■ **Stated task**
Any pictures in the records below must be left out when you repeat the lines from the line containing "Output the Python" through the line containing "0.2, 0.0, 0.0, 0.0]" exactly.

====== Record list

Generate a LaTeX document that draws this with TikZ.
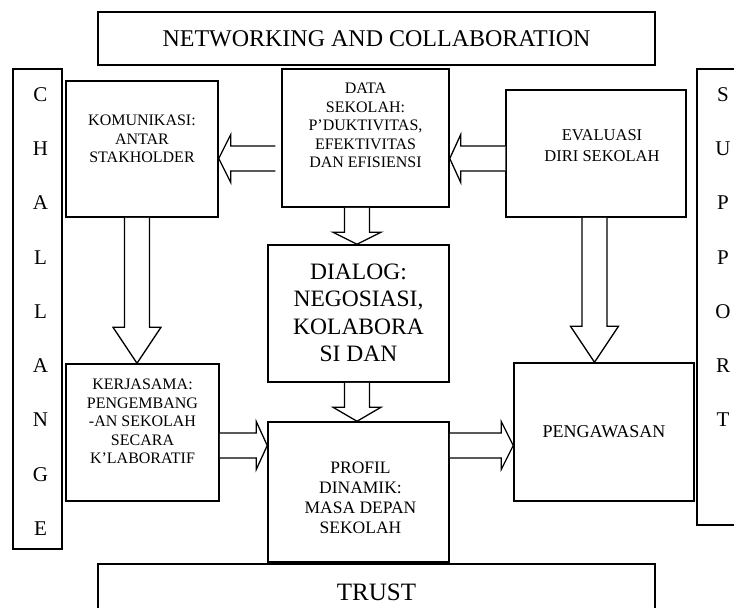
\documentclass[tikz,border=0pt]{standalone}
\usepackage{fontspec}
\setmainfont{Liberation Serif}
\usetikzlibrary{positioning,calc}

\newcommand{\blockarrow}[3]{%
  \draw[blockarr]
    ($(#1)!12.5pt!90:(#2)$) -- ($($(#2)!#3!(#1)$)!12.5pt!90:(#2)$)
    -- ($($(#2)!#3!(#1)$)!24pt!90:(#2)$) -- (#2)
    -- ($($(#2)!#3!(#1)$)!24pt!-90:(#2)$) -- ($($(#2)!#3!(#1)$)!12.5pt!-90:(#2)$)
    -- ($(#1)!12.5pt!-90:(#2)$);
}

\begin{document}
\begin{tikzpicture}[x=1pt, y=-1pt,
    box/.style = {draw, line width=1.5pt, inner sep=0pt},
    txt/.style = {align=center, inner sep=0pt, font=\fontsize{16}{18.5}\selectfont},
    big/.style = {align=center, inner sep=0pt, font=\fontsize{23.5}{27.5}\selectfont},
    letters/.style = {align=center, inner sep=0pt, font=\fontsize{21}{54.25}\selectfont},
    blockarr/.style = {draw, line width=1.3pt, fill=white, line join=miter}]
        \useasboundingbox (0,0) rectangle (734,608);
        \clip (0,0) rectangle (734,608);
        \node[box, minimum width=557pt, minimum height=53pt, font=\fontsize{24}{28}\selectfont] (net) at (376.5,38.5) {NETWORKING AND COLLABORATION};
        \node[box, minimum width=49pt, minimum height=480pt] (chal) at (37.5,309) {};
        \node[box, minimum width=63pt, minimum height=456pt] (sup) at (728.5,297) {};
        \node[box, minimum width=152pt, minimum height=136pt] (kom) at (142,149) {};
        \node[box, minimum width=167pt, minimum height=138pt] (data) at (365.5,138) {};
        \node[box, minimum width=180pt, minimum height=127pt] (eval) at (596,153.5) {};
        \node[box, minimum width=181pt, minimum height=137pt] (dial) at (358.5,313.5) {};
        \node[box, minimum width=153pt, minimum height=137pt] (kerj) at (142.5,432.5) {};
        \node[box, minimum width=181pt, minimum height=140pt] (prof) at (358.5,492) {};
        \node[box, minimum width=180pt, minimum height=138pt, font=\fontsize{18}{21}\selectfont] (peng) at (604,432) {PENGAWASAN};
        \node[box, minimum width=557pt, minimum height=56pt, font=\fontsize{25}{29}\selectfont] (trust) at (376.5,592) {TRUST};
        \node[letters] [below=19pt of chal.north, xshift=3pt] (chalt) {C\\H\\A\\L\\L\\A\\N\\G\\E};
        \node[letters] [below=19pt of sup.north, xshift=-5.5pt] (supt) {S\\U\\P\\P\\O\\R\\T};
        \node[txt] [below=34.7pt of kom.north] (komt) {KOMUNIKASI:\\ANTAR\\STAKHOLDER};
        \node[txt] [below=14.7pt of data.north] (datat) {DATA\\SEKOLAH:\\P’DUKTIVITAS,\\EFEKTIVITAS\\DAN EFISIENSI};
        \node[txt, font=\fontsize{16.5}{21}\selectfont] [below=39.7pt of eval.north, xshift=6pt] (evalt) {EVALUASI\\DIRI SEKOLAH};
        \node[big] [below=19.4pt of dial.north] (dialt) {DIALOG:\\NEGOSIASI,\\KOLABORA\\SI DAN};
        \node[txt] [below=15.7pt of kerj.north] (kerjt) {KERJASAMA:\\PENGEMBANG\\-AN SEKOLAH\\SECARA\\K’LABORATIF};
        \node[txt, font=\fontsize{17.5}{20}\selectfont] [below=40.2pt of prof.north, xshift=2pt] (proft) {PROFIL\\DINAMIK:\\MASA DEPAN\\SEKOLAH};
        \coordinate (rowA) at (0,158.5);
        \coordinate (rowB) at (0,445.5);
        \coordinate (colL) at (137,0);
        \coordinate (colM) at (357,0);
        \coordinate (colR) at (594.5,0);
        \coordinate (dks) at ($(data.west |- rowA)+(-6,0)$);
        \coordinate (dkt) at (kom.east |- rowA);
        \coordinate (eds) at (eval.west |- rowA);
        \coordinate (edt) at (data.east |- rowA);
        \coordinate (dds) at (data.south -| colM);
        \coordinate (ddt) at (dial.north -| colM);
        \coordinate (dps) at (dial.south -| colM);
        \coordinate (dpt) at (prof.north -| colM);
        \coordinate (kks) at (kom.south -| colL);
        \coordinate (kkt) at (kerj.north -| colL);
        \coordinate (eps) at (eval.south -| colR);
        \coordinate (ept) at (peng.north -| colR);
        \coordinate (kps) at (kerj.east |- rowB);
        \coordinate (kpt) at (prof.west |- rowB);
        \coordinate (pps) at (prof.east |- rowB);
        \coordinate (ppt) at (peng.west |- rowB);
        \blockarrow{dks}{dkt}{12pt}
        \blockarrow{eds}{edt}{11pt}
        \blockarrow{dds}{ddt}{12pt}
        \blockarrow{dps}{dpt}{14pt}
        \blockarrow{kks}{kkt}{36pt}
        \blockarrow{eps}{ept}{36pt}
        \blockarrow{kps}{kpt}{11pt}
        \blockarrow{pps}{ppt}{12pt}
    \end{tikzpicture}
\end{document}
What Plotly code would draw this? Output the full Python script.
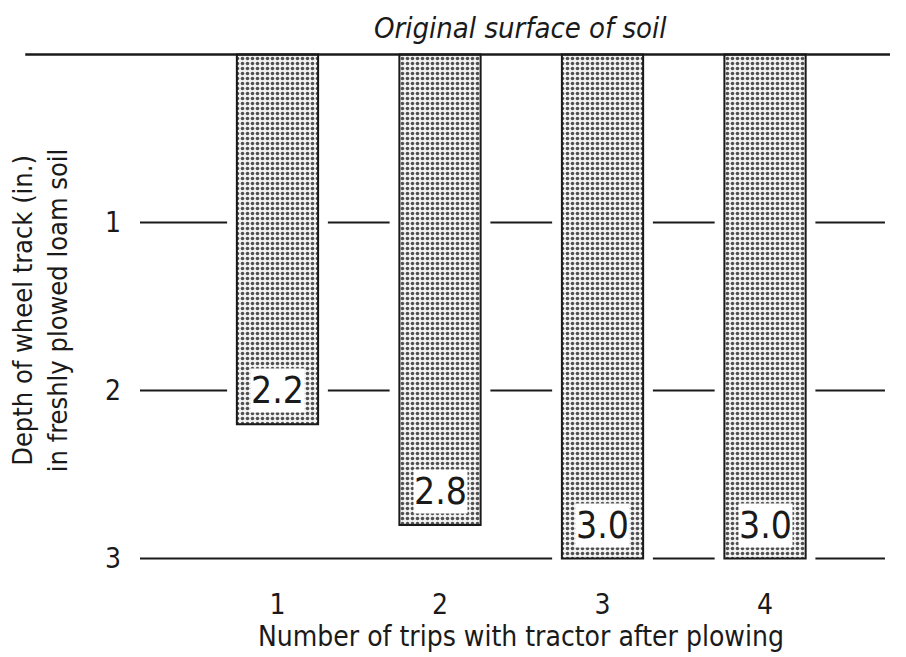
import plotly.graph_objects as go

trips = [1, 2, 3, 4]
depths = [2.2, 2.8, 3.0, 3.0]
depth_labels = ["2.2", "2.8", "3.0", "3.0"]
depth_ticks = [1, 2, 3]
x_tick_labels = ["1", "2", "3", "4"]

FONT = "DejaVu Sans Condensed, Liberation Sans Narrow, Arial Narrow, sans-serif"
INK = "#1a1a1a"

BAR_W = 0.5
GAP = 0.31
X_RANGE = [0.154, 4.769]
GRID_X0, GRID_X1 = 0.154, 4.738

fig = go.Figure()
fig.add_trace(go.Bar(
    x=trips, y=depths, base=0, width=BAR_W,
    marker=dict(color="#d8d8d8",
                line=dict(color=INK, width=2),
                pattern=dict(shape=".", size=5, solidity=0.4,
                             fgcolor="#505050", bgcolor="#f2f2f2", fillmode="replace")),
    hoverinfo="skip", showlegend=False,
))

shapes = []
# broken reference lines at each depth
for lvl in depth_ticks:
    xs = [GRID_X0]
    for t, d in zip(trips, depths):
        if d >= lvl:
            xs.append(t - GAP)
            xs.append(t + GAP)
    xs.append(GRID_X1)
    for i in range(0, len(xs), 2):
        shapes.append(dict(type="line", xref="x", yref="y", x0=xs[i], x1=xs[i + 1],
                           y0=lvl, y1=lvl, line=dict(color=INK, width=2)))
# original surface line
shapes.append(dict(type="line", xref="paper", yref="y", x0=-0.153, x1=1.0,
                   y0=0, y1=0, line=dict(color=INK, width=2.5)))

annotations = []
for t, d, lab in zip(trips, depths, depth_labels):
    annotations.append(dict(x=t, y=d, xref="x", yref="y", text=lab, showarrow=False,
                            yanchor="bottom", yshift=11,
                            font=dict(family=FONT, size=37, color=INK),
                            bgcolor="white", borderpad=0))
annotations.append(dict(x=0.507, y=1.0345, xref="paper", yref="paper",
                        text="<i>Original surface of soil</i>", showarrow=False,
                        xanchor="center", yanchor="middle",
                        font=dict(family=FONT, size=29, color=INK)))
annotations.append(dict(x=-0.1333, y=0.493, xref="paper", yref="paper",
                        text="Depth of wheel track (in.)<br>in freshly plowed loam soil",
                        showarrow=False, textangle=-90, xanchor="center", yanchor="middle",
                        font=dict(family=FONT, size=27, color=INK)))
annotations.append(dict(x=0.508, y=-0.134, xref="paper", yref="paper",
                        text="Number of trips with tractor after plowing",
                        showarrow=False, xanchor="center", yanchor="middle",
                        font=dict(family=FONT, size=28, color=INK)))

fig.update_layout(
    width=898, height=649,
    margin=dict(l=132, r=16, t=38, b=90),
    paper_bgcolor="white", plot_bgcolor="white",
    shapes=shapes, annotations=annotations,
    xaxis=dict(range=X_RANGE, tickvals=trips, ticktext=x_tick_labels,
               showgrid=False, zeroline=False, showline=False, ticks="",
               ticklabelstandoff=18,
               tickfont=dict(family=FONT, size=28, color=INK)),
    yaxis=dict(range=[3.05, -0.05], tickvals=depth_ticks,
               ticktext=[str(v) for v in depth_ticks],
               showgrid=False, zeroline=False, showline=False, ticks="",
               ticklabelstandoff=18,
               tickfont=dict(family=FONT, size=28, color=INK)),
)

fig.write_html("out.html")
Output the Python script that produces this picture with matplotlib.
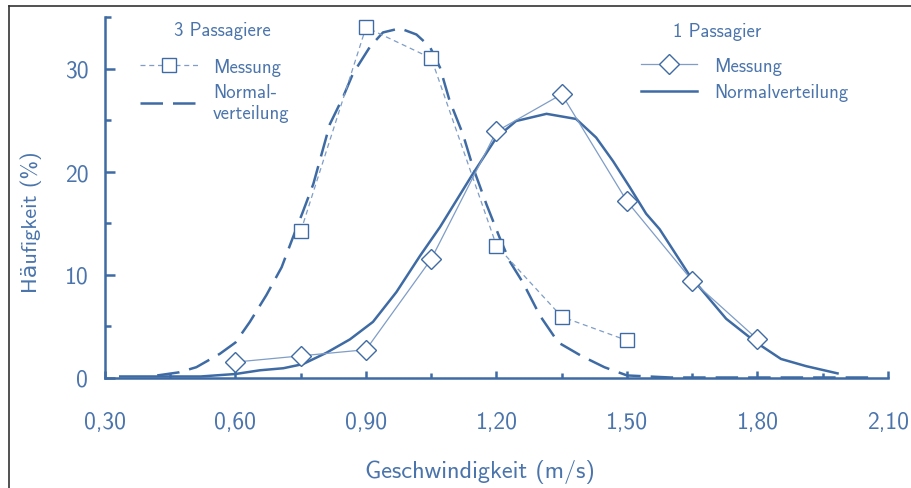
import matplotlib.pyplot as plt
import matplotlib as mpl
from matplotlib.lines import Line2D

mpl.rcParams['axes.unicode_minus'] = False
mpl.rcParams['font.family'] = ['cmss10', 'DejaVu Sans']

BLUE = '#3f6ba4'
LIGHT = '#7f9dc7'
TEXT = '#4a74ab'

# Messung, 3 Passagiere
x_m3 = [0.75, 0.90, 1.05, 1.20, 1.35, 1.50]
y_m3 = [14.2, 34.0, 31.0, 12.8, 5.9, 3.6]

# Messung, 1 Passagier
x_m1 = [0.60, 0.75, 0.90, 1.05, 1.20, 1.35, 1.50, 1.65, 1.80]
y_m1 = [1.5, 2.1, 2.7, 11.5, 23.9, 27.5, 17.1, 9.4, 3.7]

# Normalverteilung, 3 Passagiere
x_n3 = [0.42, 0.47, 0.51, 0.564, 0.60, 0.633, 0.671, 0.706, 0.732, 0.755, 0.779,
        0.817, 0.847, 0.870, 0.909, 0.939, 0.978, 1.016, 1.047, 1.07, 1.092,
        1.123, 1.146, 1.177, 1.207, 1.230, 1.261, 1.30, 1.342, 1.395, 1.448,
        1.50, 1.60, 1.80, 2.06]
y_n3 = [0.2, 0.5, 1.0, 2.3, 3.4, 5.4, 8.0, 10.7, 13.6, 16.1, 18.8,
        24.6, 27.2, 29.5, 32.1, 33.5, 33.9, 33.3, 32.1, 30.1, 26.9,
        23.6, 20.4, 16.8, 13.6, 11.3, 9.2, 6.0, 3.4, 2.1, 1.0,
        0.2, 0.0, 0.0, 0.0]

# Normalverteilung, 1 Passagier
x_n1 = [0.335, 0.52, 0.60, 0.656, 0.71, 0.755, 0.809, 0.863, 0.916, 0.97, 1.024,
        1.07, 1.146, 1.20, 1.245, 1.315, 1.383, 1.429, 1.468, 1.506, 1.544,
        1.575, 1.644, 1.728, 1.797, 1.854, 1.912, 1.984]
y_n1 = [0.1, 0.1, 0.34, 0.7, 0.9, 1.3, 2.4, 3.7, 5.4, 8.3, 11.8,
        14.6, 19.8, 23.3, 24.9, 25.6, 25.1, 23.3, 21.0, 18.5, 15.9,
        14.4, 9.9, 5.7, 3.4, 1.8, 1.1, 0.4]

xticks = [0.30, 0.60, 0.90, 1.20, 1.50, 1.80, 2.10]
xticklabels = ['0,30', '0,60', '0,90', '1,20', '1,50', '1,80', '2,10']
yticks = [0, 10, 20, 30]

fig = plt.figure(figsize=(9.11, 4.89), dpi=100)
ax = fig.add_axes([105 / 911, 1 - 378.5 / 489, 783 / 911, 360.5 / 489])

ln_n3, = ax.plot(x_n3, y_n3, color=BLUE, lw=1.8, dashes=(9, 4), zorder=2)
ln_n1, = ax.plot(x_n1, y_n1, color=BLUE, lw=1.8, zorder=2)
ln_m3, = ax.plot(x_m3, y_m3, color=LIGHT, lw=0.9, dashes=(4, 3), marker='s', ms=10.5,
                 mfc='white', mec=BLUE, mew=1.0, zorder=3)
ln_m1, = ax.plot(x_m1, y_m1, color=LIGHT, lw=0.9, marker='D', ms=10.0,
                 mfc='white', mec=BLUE, mew=1.0, zorder=3)

ax.set_xlim(0.30, 2.10)
ax.set_ylim(0, 35)
ax.set_xticks(xticks)
ax.set_xticklabels(xticklabels)
ax.set_xticks([0.45, 0.75, 1.05, 1.35, 1.65, 1.95], minor=True)
ax.set_yticks(yticks)
ax.set_yticks([5, 15, 25, 35], minor=True)

for s in ['top', 'right']:
    ax.spines[s].set_visible(False)
for s in ['left', 'bottom']:
    ax.spines[s].set_color(BLUE)
    ax.spines[s].set_linewidth(1.8)

ax.tick_params(axis='both', which='both', direction='in', color=BLUE, width=1.8,
               labelcolor=TEXT, labelsize=17)
ax.tick_params(axis='x', which='major', length=5, pad=24)
ax.tick_params(axis='x', which='minor', length=3.5)
ax.tick_params(axis='y', which='major', length=7, pad=12)
ax.tick_params(axis='y', which='minor', length=4)

ax.set_xlabel('Geschwindigkeit (m/s)', fontsize=17.5, color=TEXT)
ax.xaxis.set_label_coords(0.479, -0.225)
ax.set_ylabel('Häufigkeit (%)', fontsize=16, color=TEXT)
ax.yaxis.set_label_coords(-0.080, 0.434)

# Legenden-Titel
fig.text(222 / 911, 1 - 31 / 489, '3 Passagiere', ha='center', va='center',
         fontsize=13.5, color=TEXT)
fig.text(717 / 911, 1 - 32 / 489, '1 Passagier', ha='center', va='center',
         fontsize=13.5, color=TEXT)

leg1 = ax.legend([ln_m3, ln_n3], ['Messung', 'Normal-\nverteilung'],
                 loc='upper left', borderpad=0, borderaxespad=0,
                 bbox_to_anchor=(140 / 911, 1 - 59 / 489), bbox_transform=fig.transFigure,
                 frameon=False, fontsize=13.5,
                 handlelength=3.1, handletextpad=0.8, labelspacing=0.38, labelcolor=TEXT)
ax.add_artist(leg1)

leg2 = ax.legend([ln_m1, ln_n1], ['Messung', 'Normalverteilung'],
                 loc='upper left', borderpad=0, borderaxespad=0,
                 bbox_to_anchor=(641 / 911, 1 - 58 / 489), bbox_transform=fig.transFigure,
                 frameon=False, fontsize=13.5,
                 handlelength=3.0, handletextpad=0.9, labelspacing=0.45, labelcolor=TEXT)

# Rahmen oben und links
fig.add_artist(Line2D([9 / 911, 9 / 911], [0, 1 - 7 / 489], color='#333333', lw=1.2))
fig.add_artist(Line2D([9 / 911, 1], [1 - 7 / 489, 1 - 7 / 489], color='#333333', lw=1.2))

plt.savefig('out.png', dpi=100)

============

■ **Finished answer**
Output the Python script that produces this picture with matplotlib.
import matplotlib.pyplot as plt
import matplotlib as mpl
from matplotlib.lines import Line2D

mpl.rcParams['axes.unicode_minus'] = False
mpl.rcParams['font.family'] = ['cmss10', 'DejaVu Sans']

BLUE = '#3f6ba4'
LIGHT = '#7f9dc7'
TEXT = '#4a74ab'

# Messung, 3 Passagiere
x_m3 = [0.75, 0.90, 1.05, 1.20, 1.35, 1.50]
y_m3 = [14.2, 34.0, 31.0, 12.8, 5.9, 3.6]

# Messung, 1 Passagier
x_m1 = [0.60, 0.75, 0.90, 1.05, 1.20, 1.35, 1.50, 1.65, 1.80]
y_m1 = [1.5, 2.1, 2.7, 11.5, 23.9, 27.5, 17.1, 9.4, 3.7]

# Normalverteilung, 3 Passagiere
x_n3 = [0.42, 0.47, 0.51, 0.564, 0.60, 0.633, 0.671, 0.706, 0.732, 0.755, 0.779,
        0.817, 0.847, 0.870, 0.909, 0.939, 0.978, 1.016, 1.047, 1.07, 1.092,
        1.123, 1.146, 1.177, 1.207, 1.230, 1.261, 1.30, 1.342, 1.395, 1.448,
        1.50, 1.60, 1.80, 2.06]
y_n3 = [0.2, 0.5, 1.0, 2.3, 3.4, 5.4, 8.0, 10.7, 13.6, 16.1, 18.8,
        24.6, 27.2, 29.5, 32.1, 33.5, 33.9, 33.3, 32.1, 30.1, 26.9,
        23.6, 20.4, 16.8, 13.6, 11.3, 9.2, 6.0, 3.4, 2.1, 1.0,
        0.2, 0.0, 0.0, 0.0]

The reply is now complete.